今回デザイン料金に関する、いくつかの記事を読んでみた。デザイン料金の決め方として、会社員時代の給料を時給換算してみるというものがいくつかあったが、会社の正社員の手取りというものは、いわゆる可処分所得であり、それは各種保険料、税金などを差し引いた金額である。さらに言えば、会社の家賃やPCなどの機器、光熱費などの会社としての経費は社員に関係がない。まあそこまで厳密に考える必要はないのだが、実際に経費を積算してとなるとそうなる。
それに数人の小さなデザイン事務所での給料と、大手広告代理店のデザイン部門での給料では、大きな差がある。

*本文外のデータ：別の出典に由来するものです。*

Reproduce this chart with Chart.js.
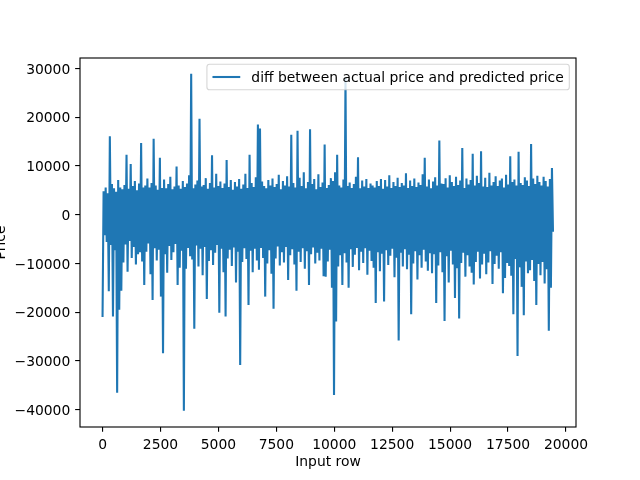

しかし、独立したばかりのデザイナーが、在籍してきた会社の給料から時給換算するのは悪くない。独立直後に仕事をくれるのは、会社員時代に付き合いのあった企業からの依頼が多いからだ。ここで大手企業と小さな事務所、どちらに在籍していたかにより、独立後の報酬も大きく違ってくるのも事実。

うちの場合

うちの場合はどうしているか。独立前は小さな会社を転々とし、今では紙媒体からWEB、アプリまでさまざまなものをデザインしている。全てそれなりの実績や経験もあるので、そつなくこなせる。その分特定分野に特化していないので、専門家としての報酬は少ない。実はこれが最大の弱点なのだが。
そういう中で、経験のないデザイン分野を依頼された時には迷う。その場合は、類似のデザイン制作物から、どれくらいの制作時間が必要かを想定し、見積もりを出す。もちろんWEB検索して、同業者がどれくらいで請けているのかを調査し参考にする。料金を明確に載せているデザイナーは、かなり少ないのだが。
ちなみに現在、当サイトに掲載されている料金は、デザイナーとしての経験と実績、レベルからすると、標準~安価位だろう。時勢や都合によって、料金改定はしている。

余談だが、経験上広告系企業からの発注は、見積もりまたは、こちらの言い値(納品後、トラブルが起きやすい)が多い。出版社の場合は、発注段階で価格を告げてくる。これはそれぞれの業界慣習だろう。WEBやアプリ制作は広告と同じ。

デザイナーへの上手な発注の仕方

デザインを発注する企業や個人としては、できるだけ安価で、かつ効果的なデザインを依頼したいのは当然だろう。
発注したいデザイン会社のWEBサイトなどを見て、料金が公開されている場合であれば、基本はその料金で依頼する。値切りはしない。もしそのデザイン会社の実績を見て、その会社に依頼したいが、どうしても予算がないのであれば、思い切って正直に予算を告げる。ここで正直というのが大事。半額など、提示されている料金と大きくかけ離れていなければ、デザイン会社の方から、料金を下げる分、どこかの工程を簡略化するなどの提案があるはずだ。うちではそうしている。忙しく、お互いの価値観が合わずに、断ることもあるが。
とにかく相手の腹のさぐりあいなどせずに、予め予算を告げることはデザイン会社にとってもわかりやすい。

激安な予算を告げられ、たまたまそのデザイン事務所に仕事がなく、安い仕事でも引き受けることはある。しかし安価なため、デザイナーのモチベーションは下がり、いいデザインはできない。誰でも高い報酬をもらえば、やる気になるのは当然だからだ。デザイナーの中には、芸術肌の人も多く、金ではないなどと言う人もいるが、本心ではないだろう。
基本は提示されている額で発注すれば、それを請けたデザイナーも気持ちよく仕事ができる。

お互い、後から後悔しないように

案件の見積もりの依頼をされ、どうしてもその案件を取りたいので、ギリギリの料金を設定する。その結果、どうにかその案件を受注することが出来た。幸いなことに次も依頼された。しかし前回のギリギリ料金から変更することはできない。そしてこれが連続して、徐々にモチベーションと共に品質も下がる。発注者、デザイナー双方にとって不幸なことになる。
そして、デザインを評価されて受注が続いたのではなく、単に安いから受注できたことに、デザイナーのプライドも傷つく。
こんなことにならないように、多少面倒でもできるだけ適切な料金で、お互い受発注したいものである。